2008年7月25日金曜日

3 Things About Bathrooms in Japan

1. Good Idea:
Fresh flowers, everywhere. In the bathroom, at the corner of desks, on wall mountings, at entrance ways, anywhere. My schools constantly have fresh flowers out. I love it. I don’t know if it comes from educating generations of girls in the art of ikebana, or a “let’s enjoying nature” mentality, but it’s a lovely touch to have fresh flowers looking at you while you wash your hands

2. Bad Idea:
99% of bathroom taps don’t have hot water options. Hot water helps kill germs Japan, it’s true.
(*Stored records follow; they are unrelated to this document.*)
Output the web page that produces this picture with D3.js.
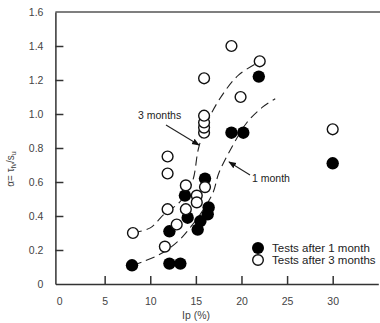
<!DOCTYPE html>
<html><head><meta charset="utf-8">
<script src="https://cdn.jsdelivr.net/npm/d3@7"></script>
<style>body{margin:0;background:#fff}svg{display:block;font-family:"Liberation Sans",Arial,sans-serif}</style>
</head><body><svg id="c" width="380" height="323"></svg>
<script>
// Data (Ip %, alpha)
const oneMonthIp    = [8, 12.1, 13.3, 12.1, 13.8, 14.1, 15.5, 15.2, 16.0, 16.4, 16.3, 18.9, 20.2, 21.9, 30.0];
const oneMonthAlpha = [0.11, 0.12, 0.12, 0.31, 0.52, 0.39, 0.37, 0.32, 0.62, 0.45, 0.41, 0.89, 0.89, 1.22, 0.71];
const threeMonthIp    = [8.1, 11.6, 11.9, 11.9, 11.9, 12.9, 13.9, 13.9, 15.1, 15.1, 16.0, 15.9, 15.9, 15.9, 15.9, 15.9, 18.9, 19.9, 22.0, 30.0];
const threeMonthAlpha = [0.30, 0.22, 0.44, 0.65, 0.75, 0.35, 0.58, 0.44, 0.52, 0.48, 0.57, 0.89, 0.92, 0.95, 0.99, 1.21, 1.40, 1.10, 1.31, 0.91];
// trend curves (dashed)
const trend1Ip    = [8.1, 9.1, 10.9, 12.1, 13.4, 14.5, 15.6, 16.9, 17.5, 19.0, 20.6, 22.3, 23.7];
const trend1Alpha = [0.11, 0.13, 0.17, 0.21, 0.27, 0.34, 0.42, 0.54, 0.65, 0.81, 0.95, 1.04, 1.09];
const trend3Ip    = [8.1, 10.0, 11.5, 13.2, 14.6, 15.3, 16.4, 18.0, 19.7, 21.7];
const trend3Alpha = [0.30, 0.33, 0.41, 0.48, 0.60, 0.80, 0.97, 1.12, 1.23, 1.30];
const xTicks = [0, 5, 10, 15, 20, 25, 30];
const yTicks = [0, 0.2, 0.4, 0.6, 0.8, 1.0, 1.2, 1.4, 1.6];
const legendLabels = ["Tests after 1 month", "Tests after 3 months"];

const svg = d3.select("#c");
const x = d3.scaleLinear().domain([-0.4, 35]).range([55.4, 378.3]);
const y = d3.scaleLinear().domain([0, 1.6]).range([284, 12]);
const axisCol = "#333", textCol = "#444";

// axes frame
svg.append("line").attr("x1", x(-0.4)).attr("x2", 380).attr("y1", y(1.6)).attr("y2", y(1.6)).attr("stroke", "#555").attr("stroke-width", 1.5);
const gx = svg.append("g").attr("transform", `translate(0,${y(0)})`)
  .call(d3.axisBottom(x).tickValues(xTicks).tickSize(-8).tickSizeOuter(0).tickPadding(14).tickFormat(d3.format("d")));
const gy = svg.append("g").attr("transform", `translate(${x(-0.4)},0)`)
  .call(d3.axisLeft(y).tickValues(yTicks).tickSize(-8).tickSizeOuter(0).tickPadding(12).tickFormat(d => d === 0 ? "0" : d3.format(".1f")(d)));
[gx, gy].forEach(g => {
  g.select(".domain").attr("stroke", axisCol).attr("stroke-width", 1.5);
  g.selectAll(".tick line").attr("stroke", axisCol).attr("stroke-width", 1.5);
  g.selectAll(".tick text").attr("fill", textCol).attr("font-size", 10.5).attr("font-family", "Liberation Sans, Arial, sans-serif");
});
gx.selectAll(".tick").filter(d => d === 0).select("line").remove();
gy.selectAll(".tick").filter(d => d === 0 || d === 1.6).select("line").remove();

// axis titles
svg.append("text").attr("x", 196).attr("y", 319).attr("text-anchor", "middle").attr("font-size", 10.5).attr("fill", textCol).text("Ip (%)");
const yl = svg.append("text").attr("transform", "translate(14,169) rotate(-90)").attr("text-anchor", "middle").attr("font-size", 10).attr("fill", textCol);
yl.append("tspan").text("α= τ");
yl.append("tspan").attr("font-size", 7).attr("dy", 2).text("fv");
yl.append("tspan").attr("dy", -2).text("/s");
yl.append("tspan").attr("font-size", 7).attr("dy", 2).text("u");

// trend lines
const line = d3.line().x(d => x(d[0])).y(d => y(d[1])).curve(d3.curveCatmullRom);
svg.append("path").attr("d", line(d3.zip(trend1Ip, trend1Alpha))).attr("fill", "none").attr("stroke", "#222").attr("stroke-width", 1.1).attr("stroke-dasharray", "9,5");
svg.append("path").attr("d", line(d3.zip(trend3Ip, trend3Alpha))).attr("fill", "none").attr("stroke", "#222").attr("stroke-width", 1.1).attr("stroke-dasharray", "9,5");

// points
svg.append("g").selectAll("circle").data(d3.zip(oneMonthIp, oneMonthAlpha)).join("circle")
  .attr("cx", d => x(d[0])).attr("cy", d => y(d[1])).attr("r", 6.2).attr("fill", "#000");
svg.append("g").selectAll("circle").data(d3.zip(threeMonthIp, threeMonthAlpha)).join("circle")
  .attr("cx", d => x(d[0])).attr("cy", d => y(d[1])).attr("r", 5.4).attr("fill", "#fff").attr("stroke", "#111").attr("stroke-width", 1.4);

// annotations
svg.append("defs").append("marker").attr("id", "ah").attr("viewBox", "0 0 10 10").attr("refX", 9).attr("refY", 5)
  .attr("markerWidth", 7).attr("markerHeight", 7).attr("orient", "auto")
  .append("path").attr("d", "M0,1 L10,5 L0,9 Z").attr("fill", "#111");
svg.append("text").attr("x", 138).attr("y", 119).attr("font-size", 10.5).attr("fill", "#222").text("3 months");
svg.append("line").attr("x1", 166).attr("y1", 125).attr("x2", 199).attr("y2", 145).attr("stroke", "#222").attr("stroke-width", 1.1).attr("marker-end", "url(#ah)");
svg.append("text").attr("x", 252).attr("y", 182).attr("font-size", 10.5).attr("fill", "#222").text("1 month");
svg.append("line").attr("x1", 250).attr("y1", 175).attr("x2", 229).attr("y2", 162).attr("stroke", "#222").attr("stroke-width", 1.1).attr("marker-end", "url(#ah)");

// legend
const lg = svg.append("g");
lg.append("circle").attr("cx", 258).attr("cy", 248).attr("r", 6).attr("fill", "#000");
lg.append("circle").attr("cx", 258).attr("cy", 260).attr("r", 5.3).attr("fill", "#fff").attr("stroke", "#111").attr("stroke-width", 1.4);
lg.selectAll("text").data(legendLabels).join("text").attr("x", 272).attr("y", (d, i) => 252 + i * 12)
  .attr("font-size", 11.5).attr("fill", "#222").text(d => d);
</script></body></html>
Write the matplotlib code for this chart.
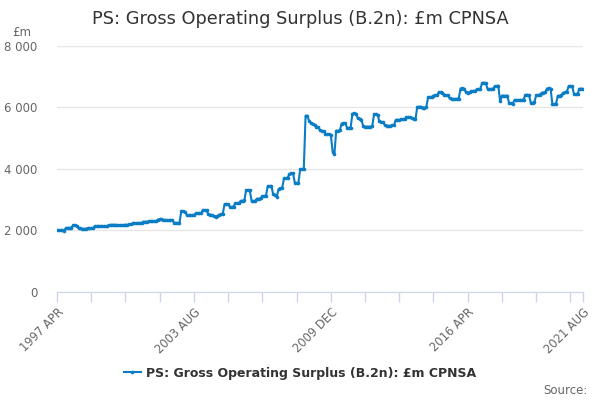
import numpy as np
import matplotlib
matplotlib.use("Agg")
import matplotlib.pyplot as plt

title = "PS: Gross Operating Surplus (B.2n): £m CPNSA"
series_name = "PS: Gross Operating Surplus (B.2n): £m CPNSA"
start_year, start_month = 1997, 4  # 1997 APR

# monthly values, £m, 1997 APR .. 2021 AUG (12 per row)
values = [
    2000, 2000, 2000, 2000, 1990, 2080, 2080, 2080, 2090, 2160, 2160, 2150,
    2060, 2060, 2050, 2050, 2050, 2070, 2070, 2070, 2080, 2130, 2130, 2130,
    2140, 2140, 2130, 2130, 2130, 2170, 2180, 2180, 2180, 2170, 2170, 2170,
    2170, 2170, 2180, 2180, 2190, 2190, 2230, 2230, 2230, 2240, 2240, 2240,
    2280, 2280, 2280, 2290, 2290, 2290, 2300, 2300, 2350, 2360, 2360, 2340,
    2340, 2330, 2330, 2330, 2340, 2250, 2240, 2240, 2250, 2620, 2620, 2610,
    2500, 2490, 2490, 2500, 2500, 2550, 2550, 2560, 2560, 2660, 2660, 2650,
    2520, 2510, 2500, 2450, 2440, 2450, 2510, 2520, 2520, 2850, 2840, 2840,
    2770, 2760, 2770, 2880, 2880, 2890, 2960, 2960, 2970, 3310, 3310, 3300,
    2960, 2950, 2960, 3030, 3030, 3040, 3110, 3120, 3120, 3440, 3440, 3430,
    3180, 3160, 3090, 3340, 3360, 3370, 3690, 3690, 3700, 3830, 3850, 3860,
    3550, 3540, 3540, 3990, 3990, 3990, 5730, 5720, 5550, 5500, 5460, 5430,
    5370, 5360, 5250, 5230, 5220, 5140, 5120, 5120, 5110, 4560, 4480, 5240,
    5240, 5250, 5470, 5480, 5480, 5340, 5330, 5340, 5790, 5800, 5790, 5640,
    5630, 5600, 5380, 5370, 5370, 5370, 5370, 5380, 5770, 5770, 5740, 5540,
    5530, 5510, 5420, 5400, 5400, 5400, 5410, 5410, 5580, 5600, 5580, 5620,
    5610, 5620, 5670, 5680, 5670, 5640, 5630, 5620, 6010, 6020, 6020, 5990,
    5990, 6000, 6320, 6330, 6340, 6380, 6400, 6400, 6490, 6500, 6480, 6410,
    6400, 6390, 6290, 6280, 6270, 6270, 6280, 6280, 6610, 6620, 6610, 6490,
    6480, 6490, 6520, 6530, 6540, 6580, 6590, 6600, 6790, 6800, 6790, 6600,
    6590, 6600, 6600, 6680, 6690, 6700, 6190, 6380, 6380, 6370, 6380, 6130,
    6130, 6120, 6240, 6230, 6240, 6240, 6240, 6250, 6400, 6410, 6400, 6150,
    6150, 6160, 6390, 6400, 6410, 6470, 6480, 6490, 6610, 6620, 6610, 6100,
    6100, 6110, 6370, 6380, 6390, 6470, 6490, 6500, 6680, 6690, 6680, 6430,
    6430, 6440, 6600, 6610, 6600,
]
y_ticks = [0, 2000, 4000, 6000, 8000]
tick_step = 19       # months between x ticks
label_every = 4      # label every 4th tick

months = ["JAN", "FEB", "MAR", "APR", "MAY", "JUN",
          "JUL", "AUG", "SEP", "OCT", "NOV", "DEC"]

def month_label(i):
    k = start_month - 1 + i
    return f"{start_year + k // 12} {months[k % 12]}"

plt.rcParams['font.family'] = ['DejaVu Sans']
line_col = '#0a7dc5'
grid_col = '#e6e6e6'
axis_col = '#ccd6eb'
text_col = '#666666'

fig = plt.figure(figsize=(6, 4), dpi=100)
ax = fig.add_axes([57 / 600, 1 - 291.8 / 400, 526 / 600, 246 / 400])

x = np.arange(len(values))
ax.plot(x, values, color=line_col, lw=1.5, marker='o', ms=2.6,
        markeredgewidth=0, label=series_name, zorder=3)

ax.set_xlim(0, len(values) - 1)
ax.set_ylim(0, 8000)

ax.set_yticks(y_ticks)
ax.set_yticklabels([f"{v:,}".replace(",", " ") for v in y_ticks],
                   color=text_col, fontsize=8.5)
ax.tick_params(axis='y', length=0, pad=14)
ax.grid(axis='y', color=grid_col, lw=1)
ax.set_axisbelow(True)

xt = list(range(0, len(values), tick_step)) + [len(values) - 1]
xl = []
for j, t in enumerate(xt):
    if t == len(values) - 1 or j % label_every == 0:
        xl.append(month_label(t))
    else:
        xl.append("")
ax.set_xticks(xt)
ax.set_xticklabels(xl, rotation=45, ha='right', rotation_mode='anchor',
                   color=text_col, fontsize=8.3)
ax.tick_params(axis='x', length=7, width=1, color=axis_col, pad=3)

for s in ['top', 'right', 'left']:
    ax.spines[s].set_visible(False)
ax.spines['bottom'].set_color(axis_col)

fig.text(0.5, 1 - 19 / 400, title, ha='center', va='center',
         fontsize=12.8, color='#333333')
fig.text(12 / 600, 1 - 32 / 400, "£m", ha='left', va='center',
         fontsize=8.5, color=text_col)
fig.text(588 / 600, 1 - 390 / 400, "Source:", ha='right', va='center',
         fontsize=8.5, color=text_col)

leg = ax.legend(loc='center', bbox_to_anchor=(0.5, (373 - 400) / -400),
                bbox_transform=fig.transFigure, frameon=False,
                handlelength=1.3, handletextpad=0.4,
                prop={'weight': 'bold', 'size': 9})
for t in leg.get_texts():
    t.set_color('#333333')

fig.savefig("out.png", dpi=100)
Also, in the winter when your fingers feel like they might fall off from the cold, because the room you’re in doesn’t have an actual heating system, there is no hot water available to warm them up to regain feeling.

3. Interesting idea:
Toilet slippers. You take off your own shoes and slide on a pair of (in my case) usually too small plastic slippers. You go to the bathroom, you change your shoes back, you leave. It’s a dilemma. On one hand—wearing your own shoes puts you at risk to both peeing on your own shoes and standing in someone else’s pee (when using a squat, not everyone has great aim). On the other hand, you have to put on slippers that someone else may have peed on. In the summer, that means putting your bare feet in these slippers.



The bathroom slippers at Kanzaki Junior High. Teachers, girls, and boy's bathrooms from left to right. Note that girls and boys are colour coded.